=== Data extract ===

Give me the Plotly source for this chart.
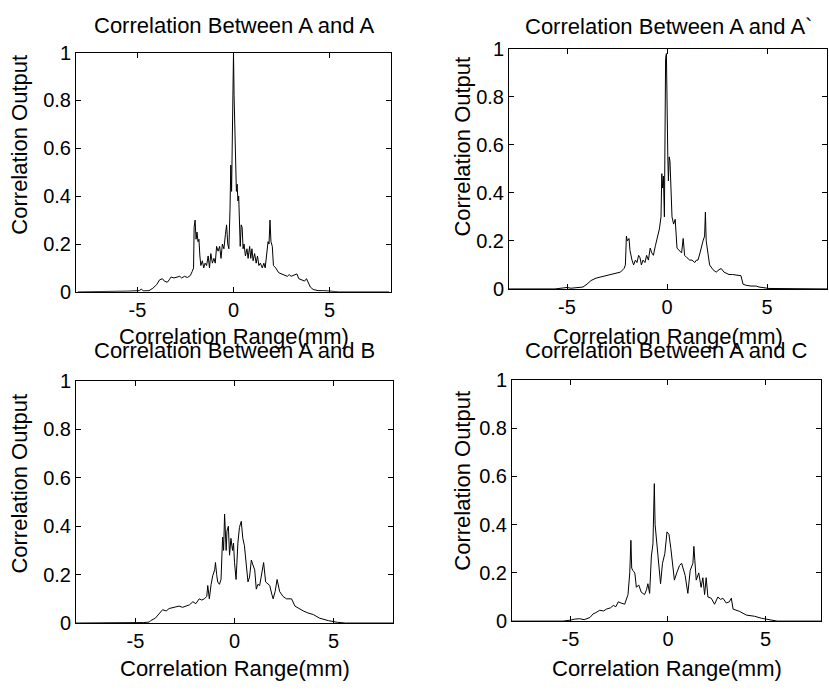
import plotly.graph_objects as go

# ---------------- data ----------------
x_aa = [-8.1, -6.0, -5.5, -4.9, -4.8, -4.7, -4.4, -4.2, -4.0, -3.85, -3.7, -3.6, -3.45, -3.35,
        -3.25, -3.1, -2.95, -2.8, -2.7, -2.55, -2.4, -2.25, -2.15, -2.08, -2.05, -2.0, -1.95,
        -1.9, -1.85, -1.8, -1.75, -1.7, -1.62, -1.55, -1.48, -1.4, -1.32, -1.25, -1.18, -1.1,
        -1.02, -0.95, -0.88, -0.8, -0.72, -0.65, -0.58, -0.5, -0.42, -0.36, -0.3, -0.24, -0.18,
        -0.14, -0.1, -0.06, -0.03, 0.0, 0.03, 0.07, 0.11, 0.15, 0.19, 0.23, 0.27, 0.31, 0.35,
        0.4, 0.45, 0.5, 0.55, 0.62, 0.7, 0.76, 0.84, 0.9, 0.96, 1.02, 1.1, 1.18, 1.25, 1.32,
        1.4, 1.5, 1.58, 1.65, 1.75, 1.8, 1.85, 1.9, 1.95, 2.02, 2.08, 2.2, 2.35, 2.5, 2.65, 2.8,
        2.9, 3.0, 3.15, 3.3, 3.4, 3.55, 3.7, 3.8, 3.9, 4.0, 4.15, 4.4, 4.7, 5.0, 5.5, 8.1]
y_aa = [0.0, 0.0, 0.003, 0.005, 0.012, 0.004, 0.005, 0.015, 0.03, 0.05, 0.055, 0.045, 0.04, 0.05,
        0.062, 0.058, 0.062, 0.065, 0.058, 0.065, 0.06, 0.068, 0.085, 0.1, 0.27, 0.3, 0.22,
        0.25, 0.21, 0.22, 0.15, 0.11, 0.13, 0.1, 0.12, 0.11, 0.15, 0.1, 0.16, 0.12,
        0.14, 0.12, 0.19, 0.17, 0.19, 0.14, 0.2, 0.18, 0.24, 0.28, 0.2, 0.18, 0.35,
        0.53, 0.42, 0.6, 0.75, 1.0, 0.82, 0.72, 0.55, 0.42, 0.45, 0.38, 0.4, 0.22, 0.19,
        0.28, 0.27, 0.18, 0.2, 0.15, 0.18, 0.14, 0.19, 0.14, 0.18, 0.13, 0.16, 0.12, 0.15, 0.11,
        0.12, 0.1, 0.12, 0.1, 0.19, 0.21, 0.2, 0.3, 0.21, 0.19, 0.11, 0.1, 0.08, 0.075, 0.07, 0.065,
        0.072, 0.065, 0.07, 0.075, 0.055, 0.05, 0.045, 0.055, 0.04, 0.02, 0.01, 0.005, 0.005, 0.003, 0.0, 0.0]

x_aa2 = [-8.0, -5.6, -5.2, -5.0, -4.8, -4.5, -4.2, -4.0, -3.8, -3.55, -3.3, -3.05, -2.8, -2.55,
         -2.33, -2.15, -2.08, -2.03, -1.98, -1.9, -1.85, -1.75, -1.67, -1.58, -1.5, -1.42, -1.35,
         -1.28, -1.2, -1.1, -1.02, -0.93, -0.84, -0.76, -0.68, -0.58, -0.48, -0.38, -0.3, -0.26,
         -0.22, -0.18, -0.13, -0.07, -0.03, 0.0, 0.04, 0.07, 0.11, 0.15, 0.2, 0.25, 0.33, 0.41,
         0.5, 0.6, 0.73, 0.81, 0.88, 1.0, 1.14, 1.25, 1.39, 1.47, 1.55, 1.65, 1.72, 1.8, 1.88,
         1.92, 1.96, 2.04, 2.13, 2.3, 2.46, 2.6, 2.71, 2.85, 2.96, 3.1, 3.28, 3.5, 3.7, 3.8, 3.96,
         4.2, 4.46, 4.6, 4.8, 5.1, 8.0]
y_aa2 = [0.0, 0.0, 0.004, 0.006, 0.003, 0.004, 0.008, 0.02, 0.035, 0.045, 0.05, 0.055, 0.06, 0.065,
         0.07, 0.085, 0.1, 0.22, 0.2, 0.21, 0.16, 0.12, 0.1, 0.12, 0.11, 0.14, 0.13,
         0.1, 0.12, 0.11, 0.14, 0.12, 0.17, 0.15, 0.14, 0.18, 0.21, 0.25, 0.3, 0.48,
         0.42, 0.47, 0.3, 0.96, 0.98, 0.7, 0.55, 0.45, 0.55, 0.53, 0.4, 0.3, 0.27, 0.29,
         0.17, 0.16, 0.15, 0.21, 0.14, 0.13, 0.12, 0.12, 0.11, 0.12, 0.12, 0.15, 0.18, 0.2, 0.22,
         0.32, 0.2, 0.16, 0.1, 0.08, 0.07, 0.08, 0.085, 0.07, 0.065, 0.06, 0.06, 0.058, 0.055, 0.02, 0.015,
         0.012, 0.012, 0.008, 0.005, 0.002, 0.0]

x_ab = [-8.0, -5.0, -4.6, -4.3, -4.23, -4.0, -3.8, -3.63, -3.45, -3.3, -3.05, -2.8, -2.62, -2.45,
        -2.28, -2.1, -1.95, -1.78, -1.65, -1.52, -1.4, -1.35, -1.27, -1.18, -1.1, -1.0, -0.96,
        -0.9, -0.85, -0.76, -0.68, -0.6, -0.55, -0.5, -0.46, -0.42, -0.38, -0.31, -0.25, -0.18,
        -0.1, -0.05, 0.0, 0.08, 0.17, 0.25, 0.34, 0.42, 0.5, 0.59, 0.68, 0.76, 0.85, 0.93, 1.02,
        1.1, 1.18, 1.27, 1.38, 1.47, 1.57, 1.68, 1.78, 1.88, 1.95, 2.05, 2.15, 2.28, 2.45, 2.62,
        2.75, 2.88, 3.05, 3.25, 3.47, 3.7, 3.98, 4.3, 4.74, 5.2, 5.6, 8.0]
y_ab = [0.0, 0.0, 0.002, 0.004, 0.01, 0.02, 0.04, 0.055, 0.05, 0.06, 0.065, 0.07, 0.065, 0.07,
        0.075, 0.088, 0.08, 0.1, 0.095, 0.1, 0.11, 0.155, 0.1, 0.16, 0.195, 0.22, 0.25,
        0.2, 0.17, 0.16, 0.18, 0.355, 0.3, 0.45, 0.32, 0.3, 0.38, 0.4, 0.28, 0.35,
        0.3, 0.33, 0.25, 0.18, 0.33, 0.395, 0.42, 0.35, 0.32, 0.23, 0.17, 0.19, 0.26, 0.24, 0.22,
        0.14, 0.16, 0.155, 0.2, 0.25, 0.17, 0.16, 0.155, 0.12, 0.1, 0.13, 0.18, 0.13, 0.11, 0.1,
        0.1, 0.1, 0.07, 0.06, 0.05, 0.042, 0.035, 0.02, 0.01, 0.003, 0.0, 0.0]

x_ac = [-8.0, -5.4, -5.0, -4.8, -4.53, -4.3, -4.0, -3.84, -3.7, -3.5, -3.3, -3.15, -2.95, -2.8,
        -2.67, -2.55, -2.4, -2.22, -2.05, -1.96, -1.9, -1.86, -1.8, -1.7, -1.62, -1.5, -1.37,
        -1.2, -1.1, -1.03, -0.94, -0.85, -0.77, -0.7, -0.66, -0.6, -0.54, -0.47, -0.38, -0.28,
        -0.16, -0.05, 0.05, 0.15, 0.24, 0.33, 0.45, 0.59, 0.7, 0.76, 0.88, 1.02, 1.14, 1.28, 1.33,
        1.38, 1.45, 1.58, 1.7, 1.79, 1.88, 1.96, 2.05, 2.22, 2.39, 2.56, 2.7, 2.82, 2.99, 3.15,
        3.25, 3.34, 3.68, 4.02, 4.45, 4.79, 5.2, 5.6, 8.0]
y_ac = [0.0, 0.0, 0.004, 0.008, 0.01, 0.006, 0.015, 0.03, 0.035, 0.045, 0.042, 0.05, 0.055, 0.065,
        0.06, 0.08, 0.075, 0.07, 0.11, 0.2, 0.335, 0.22, 0.21, 0.2, 0.14, 0.15, 0.12,
        0.11, 0.13, 0.155, 0.115, 0.27, 0.32, 0.57, 0.4, 0.35, 0.29, 0.24, 0.155, 0.24,
        0.28, 0.37, 0.36, 0.3, 0.24, 0.17, 0.2, 0.23, 0.24, 0.22, 0.19, 0.115, 0.21, 0.24, 0.31,
        0.25, 0.17, 0.2, 0.14, 0.18, 0.11, 0.18, 0.1, 0.095, 0.07, 0.1, 0.09, 0.095, 0.075, 0.08,
        0.095, 0.05, 0.04, 0.025, 0.02, 0.012, 0.005, 0.0, 0.0]

panel_titles = ["Correlation Between A and A", "Correlation Between A and A`",
                "Correlation Between A and B", "Correlation Between A and C"]
x_title = "Correlation Range(mm)"
y_title = "Correlation Output"
x_tick_vals = [-5, 0, 5]
x_tick_text = ["-5", "0", "5"]
y_tick_vals = [0, 0.2, 0.4, 0.6, 0.8, 1]
y_tick_text = ["0", "0.2", "0.4", "0.6", "0.8", "1"]

# ---------------- layout geometry (pixels) ----------------
W, H = 829, 697
FONT = "Arial, 'Liberation Sans', sans-serif"
boxes = [  # left, top, right, bottom of each plotting area
    (76, 43, 391, 290),
    (509, 39, 827, 287),
    (76, 382, 393, 632),
    (512, 381, 821, 630),
]
x_ranges = [[-8.2, 8.2], [-7.9, 8.0], [-8.0, 8.0], [-8.0, 7.85]]
title_y = [15, 16, 351, 351]
xtitle_y = [336, 336, 679, 679]
ytitle_y = [138, 140, 488, 485]
ytitle_x = [20, 463, 20, 463]

series = [(x_aa, y_aa), (x_aa2, y_aa2), (x_ab, y_ab), (x_ac, y_ac)]

fig = go.Figure()
annotations = []
for i, ((xs, ys), (l, t, r, b)) in enumerate(zip(series, boxes)):
    n = "" if i == 0 else str(i + 1)
    fig.add_trace(go.Scatter(x=xs, y=ys, mode="lines",
                             line=dict(color="black", width=1),
                             xaxis="x" + n, yaxis="y" + n, showlegend=False,
                             hoverinfo="skip"))
    common = dict(showline=True, linecolor="black", linewidth=1, mirror="ticks",
                  ticks="inside", ticklen=5, tickcolor="black", tickwidth=1,
                  showgrid=False, zeroline=False,
                  tickfont=dict(family=FONT, size=20, color="black"))
    fig.layout["xaxis" + n] = dict(domain=[l / W, r / W], range=x_ranges[i],
                                   tickvals=x_tick_vals, ticktext=x_tick_text,
                                   anchor="y" + n, **common)
    fig.layout["yaxis" + n] = dict(domain=[1 - b / H, 1 - t / H], range=[0, 1],
                                   tickvals=y_tick_vals, ticktext=y_tick_text,
                                   anchor="x" + n, **common)
    cx = (l + r) / 2
    annotations.append(dict(text=panel_titles[i], x=cx / W, y=1 - title_y[i] / H,
                            xref="paper", yref="paper", showarrow=False,
                            xanchor="center", yanchor="middle",
                            font=dict(family=FONT, size=22, color="black")))
    annotations.append(dict(text=x_title, x=cx / W, y=1 - xtitle_y[i] / H,
                            xref="paper", yref="paper", showarrow=False,
                            xanchor="center", yanchor="middle",
                            font=dict(family=FONT, size=22, color="black")))
    annotations.append(dict(text=y_title, x=ytitle_x[i] / W, y=1 - ytitle_y[i] / H,
                            xref="paper", yref="paper", showarrow=False, textangle=-90,
                            xanchor="center", yanchor="middle",
                            font=dict(family=FONT, size=22, color="black")))

fig.update_layout(width=W, height=H, margin=dict(l=0, r=0, t=0, b=0),
                  paper_bgcolor="white", plot_bgcolor="white",
                  annotations=annotations, showlegend=False)

fig.write_html("out.html", config={"displayModeBar": False},
               post_script="document.body.style.margin='0';")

===

§ What you should do:
Please extract exactly the lines of the data, from the first through the line containing "0.005, 0.003, 0.0, 0.0]", and add no pictures to the copy.

§ Full response:
Give me the Plotly source for this chart.
import plotly.graph_objects as go

# ---------------- data ----------------
x_aa = [-8.1, -6.0, -5.5, -4.9, -4.8, -4.7, -4.4, -4.2, -4.0, -3.85, -3.7, -3.6, -3.45, -3.35,
        -3.25, -3.1, -2.95, -2.8, -2.7, -2.55, -2.4, -2.25, -2.15, -2.08, -2.05, -2.0, -1.95,
        -1.9, -1.85, -1.8, -1.75, -1.7, -1.62, -1.55, -1.48, -1.4, -1.32, -1.25, -1.18, -1.1,
        -1.02, -0.95, -0.88, -0.8, -0.72, -0.65, -0.58, -0.5, -0.42, -0.36, -0.3, -0.24, -0.18,
        -0.14, -0.1, -0.06, -0.03, 0.0, 0.03, 0.07, 0.11, 0.15, 0.19, 0.23, 0.27, 0.31, 0.35,
        0.4, 0.45, 0.5, 0.55, 0.62, 0.7, 0.76, 0.84, 0.9, 0.96, 1.02, 1.1, 1.18, 1.25, 1.32,
        1.4, 1.5, 1.58, 1.65, 1.75, 1.8, 1.85, 1.9, 1.95, 2.02, 2.08, 2.2, 2.35, 2.5, 2.65, 2.8,
        2.9, 3.0, 3.15, 3.3, 3.4, 3.55, 3.7, 3.8, 3.9, 4.0, 4.15, 4.4, 4.7, 5.0, 5.5, 8.1]
y_aa = [0.0, 0.0, 0.003, 0.005, 0.012, 0.004, 0.005, 0.015, 0.03, 0.05, 0.055, 0.045, 0.04, 0.05,
        0.062, 0.058, 0.062, 0.065, 0.058, 0.065, 0.06, 0.068, 0.085, 0.1, 0.27, 0.3, 0.22,
        0.25, 0.21, 0.22, 0.15, 0.11, 0.13, 0.1, 0.12, 0.11, 0.15, 0.1, 0.16, 0.12,
        0.14, 0.12, 0.19, 0.17, 0.19, 0.14, 0.2, 0.18, 0.24, 0.28, 0.2, 0.18, 0.35,
        0.53, 0.42, 0.6, 0.75, 1.0, 0.82, 0.72, 0.55, 0.42, 0.45, 0.38, 0.4, 0.22, 0.19,
        0.28, 0.27, 0.18, 0.2, 0.15, 0.18, 0.14, 0.19, 0.14, 0.18, 0.13, 0.16, 0.12, 0.15, 0.11,
        0.12, 0.1, 0.12, 0.1, 0.19, 0.21, 0.2, 0.3, 0.21, 0.19, 0.11, 0.1, 0.08, 0.075, 0.07, 0.065,
        0.072, 0.065, 0.07, 0.075, 0.055, 0.05, 0.045, 0.055, 0.04, 0.02, 0.01, 0.005, 0.005, 0.003, 0.0, 0.0]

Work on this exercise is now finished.